» **GIVEN DATA**:

***

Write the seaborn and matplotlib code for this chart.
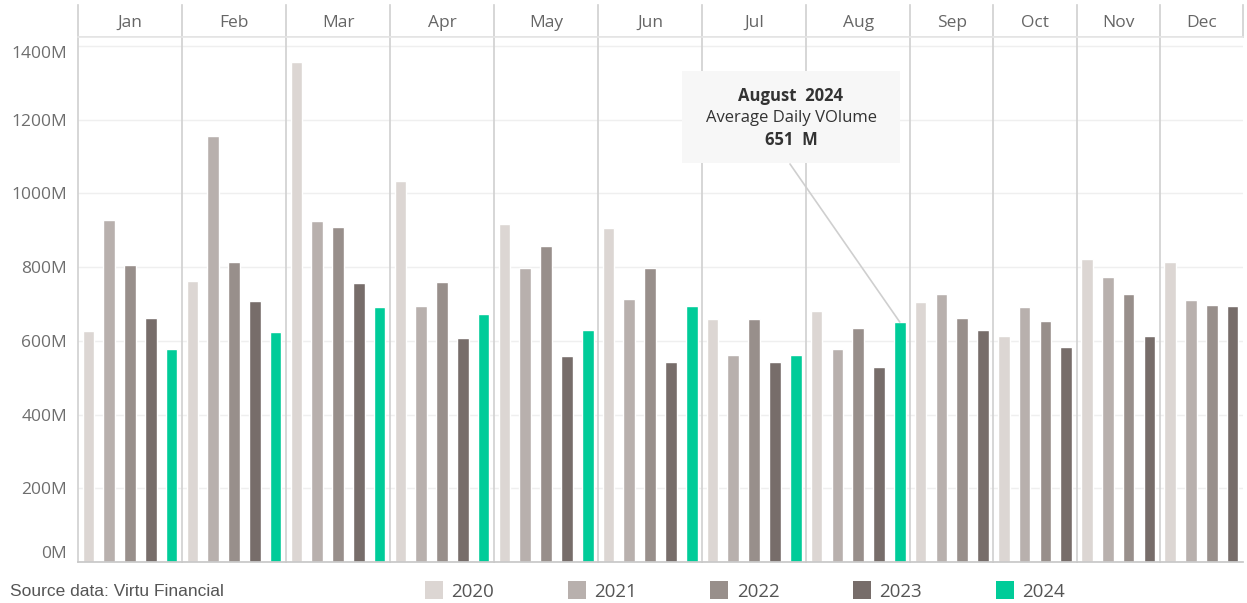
import numpy as np
import pandas as pd
import seaborn as sns
import matplotlib
matplotlib.use("Agg")
import matplotlib.pyplot as plt
from matplotlib.patches import Patch, Rectangle, ConnectionPatch

# ---------------- data ----------------
months = ["Jan", "Feb", "Mar", "Apr", "May", "Jun", "Jul", "Aug", "Sep", "Oct", "Nov", "Dec"]
years = ["2020", "2021", "2022", "2023", "2024"]
v2020 = [626, 763, 1357, 1033, 916, 907, 659, 682, 704, 613, 822, 813]
v2021 = [927, 1155, 924, 695, 797, 714, 561, 577, 727, 691, 773, 711]
v2022 = [805, 813, 910, 760, 858, 797, 659, 634, 663, 655, 727, 698]
v2023 = [663, 708, 757, 607, 558, 542, 542, 529, 629, 584, 613, 695]
v2024 = [578, 624, 692, 674, 629, 695, 561, 651]
y_ticks = [0, 200, 400, 600, 800, 1000, 1200, 1400]
y_tick_labels = ["0M", "200M", "400M", "600M", "800M", "1000M", "1200M", "1400M"]
colors = ["#DCD6D3", "#B8B0AD", "#988F8B", "#776D6A", "#00CC99"]
source_text = "Source data: Virtu Financial"
tooltip_lines = ["August  2024", "Average Daily VOlume", "651  M"]

series = {"2020": v2020, "2021": v2021, "2022": v2022, "2023": v2023, "2024": v2024}
rows = []
for yr, vals in series.items():
    for m, v in zip(months, vals):
        rows.append({"month": m, "year": yr, "value": v})
df = pd.DataFrame(rows)
palette = dict(zip(years, colors))

# ---------------- style ----------------
sns.set_theme(style="white")
plt.rcParams["font.family"] = ["Open Sans", "DejaVu Sans"]

W, H = 1247, 603
fig = plt.figure(figsize=(W / 100, H / 100), dpi=100)

counts = [df[df.month == m].shape[0] for m in months]
gs = fig.add_gridspec(2, 12, width_ratios=counts, height_ratios=[32, 525],
                      left=78 / W, right=1243 / W, bottom=1 - 562 / H, top=1 - 5 / H,
                      wspace=0, hspace=0)

line_col = "#D2D2D2"
axes = []
ax0 = None
for i, m in enumerate(months):
    # header cell
    hax = fig.add_subplot(gs[0, i])
    hax.set_xticks([]); hax.set_yticks([])
    hax.set_facecolor("none")
    for s in ["top", "right"]:
        hax.spines[s].set_visible(False)
    hax.spines["left"].set_color(line_col)
    hax.spines["bottom"].set_color(line_col)
    if i == len(months) - 1:
        hax.spines["right"].set_visible(True)
        hax.spines["right"].set_color(line_col)
    hax.text(0.5, 0.45, m, ha="center", va="center", fontsize=12.5, color="#666666",
             transform=hax.transAxes)

    # plot cell
    ax = fig.add_subplot(gs[1, i], sharey=ax0)
    if ax0 is None:
        ax0 = ax
    sub = df[df.month == m]
    order = [y for y in years if y in set(sub.year)]
    sns.barplot(data=sub, x="year", y="value", hue="year", order=order, hue_order=order,
                palette=palette, width=0.56, saturation=1, dodge=False, legend=False,
                ax=ax)
    ax.set_xlim(-0.5, len(order) - 0.5)
    ax.set_ylim(0, 1424)
    ax.set_xlabel(""); ax.set_ylabel("")
    ax.set_xticks([])
    ax.set_yticks(y_ticks)
    ax.grid(axis="y", color="#EFEFEF", lw=1)
    ax.set_axisbelow(True)
    ax.spines["right"].set_visible(False)
    ax.spines["left"].set_color(line_col)
    ax.spines["bottom"].set_color("#C8C8C8")
    ax.spines["top"].set_color("#E6E6E6")
    ax.tick_params(axis="both", length=0, labelleft=(i == 0))
    axes.append(ax)

ax0.set_yticks(y_ticks)
ax0.set_yticklabels(y_tick_labels, fontsize=12.5, color="#6E6E6E")
lbls = ax0.get_yticklabels()
lbls[0].set_va("bottom")
lbls[-1].set_va("top")
ax0.tick_params(axis="y", pad=8)

# ---------------- legend ----------------
handles = [Patch(facecolor=c, edgecolor="none", label=y) for y, c in zip(years, colors)]
fig.legend(handles=handles, loc="center left", bbox_to_anchor=(425 / W, 1 - 591 / H),
           ncol=5, frameon=False, fontsize=13.5, handlelength=0.96, handleheight=1.1,
           handletextpad=0.45, columnspacing=3.92, borderpad=0, borderaxespad=0,
           labelcolor="#555555")

fig.text(10 / W, 1 - 592 / H, source_text, ha="left", va="center", fontsize=12.5,
         color="#555555", family=["Liberation Sans", "DejaVu Sans"])

# ---------------- tooltip ----------------
box = Rectangle((682 / W, 1 - 163 / H), 218 / W, 92 / H, transform=fig.transFigure,
                facecolor="#F7F7F7", edgecolor="none", zorder=5)
fig.patches.append(box)
aug_ax = axes[months.index("Aug")]
con = ConnectionPatch(xyA=(790 / W, 1 - 164 / H), coordsA=fig.transFigure,
                      xyB=(years.index("2024"), v2024[months.index("Aug")]),
                      coordsB=aug_ax.transData, color="#CFCFCF", lw=1.2, zorder=4)
fig.add_artist(con)
ycent = [96, 118, 140]
weights = ["bold", "normal", "bold"]
for t, yy, wt in zip(tooltip_lines, ycent, weights):
    fig.text(791 / W, 1 - yy / H, t, ha="center", va="center", fontsize=12,
             fontweight=wt, color="#333333", zorder=6)

fig.savefig("out.png", dpi=100)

***

» **WHAT THE TASK REQUIRES**:
Starting at the top of the listing above, reproduce each line up to and including the one with "palette = dict(zip(years, colors))"; omit the pictures.

» **EXERCISE SOLUTION**:
Write the seaborn and matplotlib code for this chart.
import numpy as np
import pandas as pd
import seaborn as sns
import matplotlib
matplotlib.use("Agg")
import matplotlib.pyplot as plt
from matplotlib.patches import Patch, Rectangle, ConnectionPatch

# ---------------- data ----------------
months = ["Jan", "Feb", "Mar", "Apr", "May", "Jun", "Jul", "Aug", "Sep", "Oct", "Nov", "Dec"]
years = ["2020", "2021", "2022", "2023", "2024"]
v2020 = [626, 763, 1357, 1033, 916, 907, 659, 682, 704, 613, 822, 813]
v2021 = [927, 1155, 924, 695, 797, 714, 561, 577, 727, 691, 773, 711]
v2022 = [805, 813, 910, 760, 858, 797, 659, 634, 663, 655, 727, 698]
v2023 = [663, 708, 757, 607, 558, 542, 542, 529, 629, 584, 613, 695]
v2024 = [578, 624, 692, 674, 629, 695, 561, 651]
y_ticks = [0, 200, 400, 600, 800, 1000, 1200, 1400]
y_tick_labels = ["0M", "200M", "400M", "600M", "800M", "1000M", "1200M", "1400M"]
colors = ["#DCD6D3", "#B8B0AD", "#988F8B", "#776D6A", "#00CC99"]
source_text = "Source data: Virtu Financial"
tooltip_lines = ["August  2024", "Average Daily VOlume", "651  M"]

series = {"2020": v2020, "2021": v2021, "2022": v2022, "2023": v2023, "2024": v2024}
rows = []
for yr, vals in series.items():
    for m, v in zip(months, vals):
        rows.append({"month": m, "year": yr, "value": v})
df = pd.DataFrame(rows)
palette = dict(zip(years, colors))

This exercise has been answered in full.